ハイパーカジュアルゲームは基本1人で作るので、誰かにジャッジされることもない。周りの人がくれる意見もポジティブなものが集まりやすいんです。だからみんな「やってやるぜ」って感じで作ってる。そういう空気があるから「じゃあ自分もやってみよう」って、自然に思える。すごくいい環境だなって思ってます。
村上
自分の「今やりたいこと」が時期によって変わったとしても、会社の中でいろいろ試せるんですよね。最初はソーシャルゲームを希望して入ったけど「お客さんともっと近い距離で作ってみたい」と思ってハイパーカジュアルゲームに移れたり。
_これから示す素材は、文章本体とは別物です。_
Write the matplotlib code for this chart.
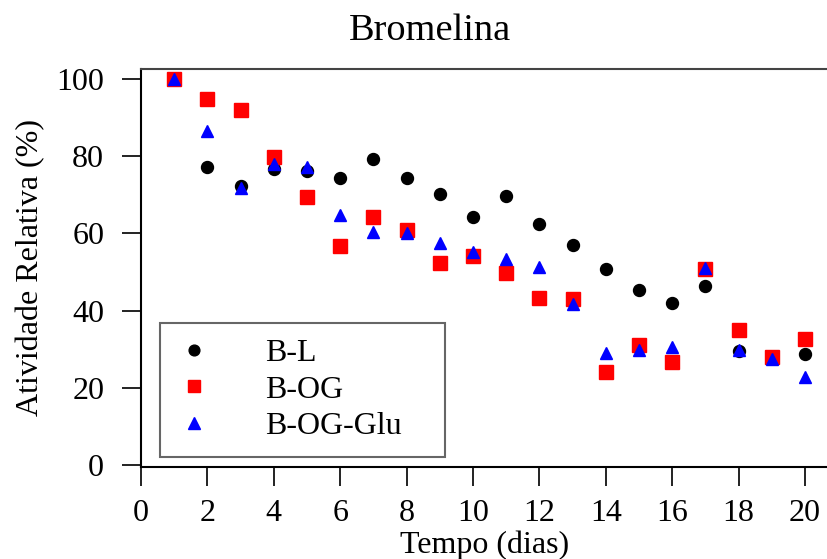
import matplotlib
matplotlib.use('Agg')
from matplotlib import pyplot as plt

# Data
dias = list(range(1, 21))
b_l = [100, 77.3, 72.3, 76.6, 76.2, 74.4, 79.2, 74.4, 70.1, 64.3,
       69.8, 62.4, 56.9, 50.9, 45.3, 41.9, 46.5, 29.5, 27.8, 28.7]
b_og = [100, 94.7, 92.1, 79.8, 69.5, 56.7, 64.3, 61.0, 52.4, 54.1,
        49.8, 43.4, 43.0, 24.1, 31.0, 26.8, 50.7, 34.9, 28.0, 32.7]
b_og_glu = [100, 86.6, 71.7, 78.0, 77.1, 64.8, 60.4, 60.2, 57.6, 55.1,
            53.3, 51.2, 41.7, 28.9, 29.8, 30.6, 51.1, 29.8, 27.6, 22.9]
x_ticks = list(range(0, 21, 2))
y_ticks = list(range(0, 101, 20))

plt.rcParams['font.family'] = ['Liberation Serif', 'DejaVu Serif']
plt.rcParams['font.size'] = 23

fig = plt.figure(figsize=(8.28, 5.59), dpi=100)
ax = fig.add_axes([0.1703, 0.1646, 0.8297, 0.712])

# Plot the three series
ax.plot(dias, b_l, 'o', color='black', markersize=8.6, label='B-L', zorder=3)
ax.plot(dias, b_og, 's', color='#ff0000', markersize=9.8, label='B-OG', zorder=4)
ax.plot(dias, b_og_glu, '^', color='#0000ff', markersize=9.0, label='B-OG-Glu', zorder=5)

ax.set_xlim(0, 20.69)
ax.set_ylim(-0.5, 102.6)
ax.set_xticks(x_ticks)
ax.set_yticks(y_ticks)

# Axes frame: left, bottom and top lines, right side is cut off
ax.spines['right'].set_visible(False)
for side in ['left', 'bottom']:
    ax.spines[side].set_linewidth(1.5)
ax.spines['top'].set_linewidth(1.5)
ax.spines['top'].set_color('#444444')

ax.tick_params(axis='both', direction='out', length=13.5, width=1.4, color='#222222')
ax.tick_params(axis='y', pad=13)
ax.tick_params(axis='x', pad=9.5)

ax.set_xlabel('Tempo (dias)', labelpad=2)
ax.set_ylabel('Atividade Relativa (%)', labelpad=8)
ax.set_title('Bromelina', x=0.42, pad=21)

# Legend with a square grey frame
leg = ax.legend(loc='lower left', bbox_to_anchor=(0.0277, 0.025, 0.415, 0.33), mode='expand',
                borderaxespad=0, borderpad=0.5, labelspacing=0.22, handlelength=1.1,
                handletextpad=1.7, markerscale=0.9, fancybox=False, framealpha=1)
leg.get_frame().set_edgecolor('#666666')
leg.get_frame().set_linewidth(1.5)

plt.savefig('out.png', dpi=100)
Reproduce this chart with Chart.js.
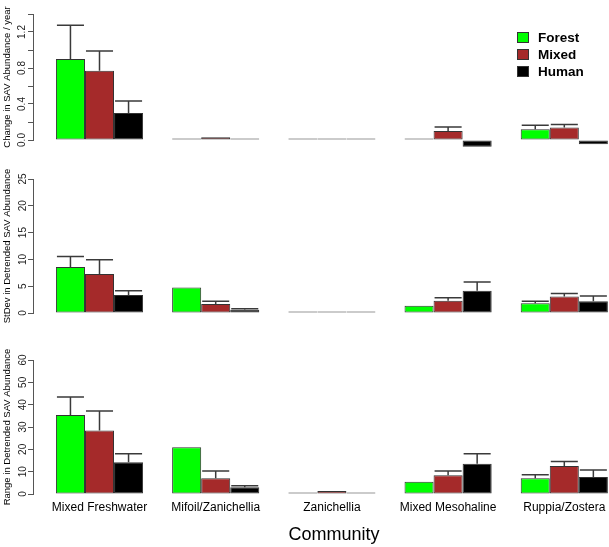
<!DOCTYPE html>
<html><head><meta charset="utf-8">
<script src="https://cdn.jsdelivr.net/npm/chart.js@4/dist/chart.umd.min.js"></script>
<style>
html,body{margin:0;padding:0;width:609px;height:547px;overflow:hidden;background:#fff;}
.panel{position:absolute;left:0;}
#legend{position:absolute;left:517px;top:29px;font:bold 13.5px "Liberation Sans",Arial,sans-serif;color:#000;}
.li{height:17px;display:flex;align-items:center;}
.sw{width:10px;height:9px;border:1px solid #333;margin-right:9px;box-sizing:content-box;}
</style></head><body>
<div class="panel" style="top:0"><canvas id="c1" width="635" height="160"></canvas></div>
<div class="panel" style="top:160px"><canvas id="c2" width="635" height="170"></canvas></div>
<div class="panel" style="top:330px"><canvas id="c3" width="635" height="217"></canvas></div>
<div id="legend"></div>
<script>
const communities = ['Mixed Freshwater','Mifoil/Zanichellia','Zanichellia','Mixed Mesohaline','Ruppia/Zostera'];
const landUse = ['Forest','Mixed','Human'];
const colors = ['#00FF00','#A52A2A','#000000'];

// Panel 1: Change in SAV abundance / year (mean, upper error)
const changeForest = [0.90, 0, 0, 0, 0.12];
const changeMixed  = [0.77, 0.03, 0, 0.10, 0.14];
const changeHuman  = [0.30, 0, 0, -0.074, -0.048];
const changeForestErr = [0.375, null, null, null, 0.044];
const changeMixedErr  = [0.22, null, null, 0.044, 0.033];
const changeHumanErr  = [0.134, null, null, null, null];
const changeTicks = [0, 0.2, 0.4, 0.6, 0.8, 1.0, 1.2, 1.4];
const changeTickLabels = ['0.0', '', '0.4', '', '0.8', '', '1.2', ''];

// Panel 2: StDev in detrended SAV abundance
const sdForest = [8.58, 4.78, 0.1, 1.36, 1.8];
const sdMixed  = [7.28, 1.68, 0.3, 2.3, 3.1];
const sdHuman  = [3.36, 0.6, 0.05, 4.16, 2.17];
const sdForestErr = [1.98, null, null, null, 0.37];
const sdMixedErr  = [2.66, 0.49, null, 0.56, 0.56];
const sdHumanErr  = [0.8, 0.2, null, 1.62, 1.0];
const sdTicks = [0, 5, 10, 15, 20, 25];
const sdTickLabels = ['0', '5', '10', '15', '20', '25'];

// Panel 3: Range in detrended SAV abundance
const rangeForest = [35.4, 20.9, 0.3, 5.5, 7.0];
const rangeMixed  = [28.4, 7.0, 1.3, 8.4, 12.5];
const rangeHuman  = [14.2, 3.0, 0.2, 13.6, 7.6];
const rangeForestErr = [8.0, null, null, null, 1.6];
const rangeMixedErr  = [8.8, 3.3, null, 1.9, 2.0];
const rangeHumanErr  = [3.8, 0.7, null, 4.4, 3.1];
const rangeTicks = [0, 10, 20, 30, 40, 50, 60];
const rangeTickLabels = ['0', '10', '20', '30', '40', '50', '60'];

const FAMILY = '"Liberation Sans", Arial, Helvetica, sans-serif';

const errorBars = {
  id: 'errorBars',
  afterDatasetsDraw(chart) {
    const ctx = chart.ctx, yScale = chart.scales.y;
    chart.data.datasets.forEach((ds, d) => {
      const meta = chart.getDatasetMeta(d);
      meta.data.forEach((bar, i) => {
        const e = ds.err[i];
        if (e == null) return;
        const top = yScale.getPixelForValue(ds.data[i].y + e);
        const half = bar.width / 2 - 1;
        ctx.save();
        ctx.strokeStyle = '#3a3a3a';
        ctx.lineWidth = 1.5;
        ctx.beginPath();
        ctx.moveTo(bar.x, bar.y); ctx.lineTo(bar.x, top);
        ctx.moveTo(bar.x - half, top); ctx.lineTo(bar.x + half, top);
        ctx.stroke();
        ctx.restore();
      });
    });
  }
};

function makeChart(id, series, errs, yTicks, yTickLabels, yTitle, padTop, padBottom, showX) {
  return new Chart(document.getElementById(id), {
    type: 'bar',
    data: {
      datasets: series.map((vals, d) => ({
        label: landUse[d],
        data: vals.map((v, i) => ({x: i, y: v})),
        err: errs[d],
        backgroundColor: colors[d],
        borderColor: '#333',
        borderWidth: 1,
        borderSkipped: false,
        minBarLength: 1.5,
        clip: false,
        categoryPercentage: 0.75,
        barPercentage: 1
      }))
    },
    options: {
      responsive: false, animation: false, devicePixelRatio: 1,
      layout: {padding: {top: padTop, bottom: padBottom, left: 0, right: 0}},
      plugins: {legend: {display: false}, tooltip: {enabled: false}},
      scales: {
        x: {
          type: 'linear', min: -0.5723, max: 4.6084, offset: false, display: showX,
          afterBuildTicks: s => { s.ticks = communities.map((c, i) => ({value: i})); },
          afterFit: s => { s.height = showX ? 53 : 0; },
          grid: {display: false, drawTicks: false},
          border: {display: false},
          ticks: {autoSkip: false, maxRotation: 0, minRotation: 0, padding: 6, color: '#000',
                  font: {size: 12, family: FAMILY}, callback: v => communities[v]},
          title: {display: showX, text: 'Community', color: '#000',
                  font: {size: 18, family: FAMILY}, padding: {top: 0, bottom: 1}}
        },
        y: {
          type: 'linear', min: yTicks[0], max: yTicks[yTicks.length - 1],
          afterBuildTicks: s => { s.ticks = yTicks.map(v => ({value: v})); },
          afterFit: s => { s.width = 33; },
          grid: {drawOnChartArea: false, drawTicks: true, tickLength: 5, color: '#555', lineWidth: 1},
          border: {display: true, color: '#555', width: 1},
          ticks: {minRotation: 90, maxRotation: 90, crossAlign: 'center', padding: -1, color: '#222',
                  font: {size: 10, family: FAMILY}, callback: (v, i) => yTickLabels[i]},
          title: {display: true, text: yTitle, color: '#000',
                  font: {size: 9.5, family: FAMILY}, padding: {top: 2, bottom: 0}}
        }
      }
    },
    plugins: [errorBars]
  });
}

makeChart('c1', [changeForest, changeMixed, changeHuman], [changeForestErr, changeMixedErr, changeHumanErr],
  changeTicks, changeTickLabels, 'Change in SAV Abundance / year', 14, 20, false);
makeChart('c2', [sdForest, sdMixed, sdHuman], [sdForestErr, sdMixedErr, sdHumanErr],
  sdTicks, sdTickLabels, 'StDev in Detrended SAV Abundance', 19, 17, false);
makeChart('c3', [rangeForest, rangeMixed, rangeHuman], [rangeForestErr, rangeMixedErr, rangeHumanErr],
  rangeTicks, rangeTickLabels, 'Range in Detrended SAV Abundance', 30, 0, true);

const legend = document.getElementById('legend');
landUse.forEach((name, d) => {
  const row = document.createElement('div');
  row.className = 'li';
  const sw = document.createElement('span');
  sw.className = 'sw';
  sw.style.background = colors[d];
  const t = document.createElement('span');
  t.textContent = name;
  row.appendChild(sw); row.appendChild(t);
  legend.appendChild(row);
});
</script>
</body></html>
そういう異動が自然にできるのは、ありがたいですね。
AIと向き合いながらゲームをつくる、クリエイターの価値とは?
ーおふたりの今後の展望についてもお聞きしたいです。これから挑戦してみたいことは?
佐藤
「少し長めに遊んでもらえるゲーム」を作りたいですね。ハイパーカジュアルゲームはパッと遊んでパッと離脱されがちなので、「ついつい続けちゃう」ような構造を入れられないかな?って。ちょっと濃いゲーム体験をハイパーカジュアルゲームっぽい見せ方で届けられたら面白いなと思ってます。

村上
僕は「パズル」にチャレンジしたいと思ってます。ハイパーカジュアルゲームでは、パズルってあんまりCPI(アプリをインストールしてもらうための費用)が良くないって言われがちなんですけど、それって「見せ方」がまだ足りてないだけじゃない?って思って。パズルでもちゃんと動画で「面白そう!」って伝えられたら戦えるんじゃないかな?と。そこに挑戦してみたいです。
ーAIが進化する中で、制作においてのAI活用についてはどう考えられていますか?
佐藤
得意・不得意があると思います。AIが強いのは「大量に作る」ところ。オープンワールドとか、でっかい世界を作るゲームは今後、数人とAIで回せるようになる気がします。でも、僕らのやってるハイパーカジュアルゲームは「これまでになかった遊び方」を見つけるのが仕事。AIはまだそこが苦手だろうな、って。むしろ、今後も人間にしかできない部分だと思います。
村上
プログラマー視点で言うと、正直「もうAIでだいたい書けるな」ってところまで来てます。コードの99%をAIが書くようになるという話も聞きますが、本当にそうなると思っていて、数年後にはプログラマーの採用が一気に減ってもおかしくない。ただ、最終的な「組み合わせ方のセンス」みたいなところは、今はまだ人間の領域だと思います。
ーそれでは最後に、これからハイパーカジュアルゲームを作ってみたいと思っている方に向けて、一言お願いします!
佐藤
ハイパーカジュアルゲームって、顧客ターゲットを設定しないで作るんです。なので誰かの好みに合わせてゲームを作るということができない。そもそもゲームをやろうとしてなかった人にゲームの動画を紹介して、「やってみようかな!」とその気にさせなきゃいけない。なので、誰かの注目を集めることができるような、新しい何かをつくれるかどうかがとても重要です。そこを面白がれる人には、すごく向いてるジャンルだと思います。
村上
僕からは「作ってみたいと思ったら、もう作っちゃえばいい」と言いたいです。ハイパーカジュアルゲームは個人でもつくれるゲームなので、とにかくやってみるのが一番。作ったものを動画にして、それを見比べて「自分のゲームってどう見えるんだろう」って確かめるだけでも、大きな気づきになると思いますね。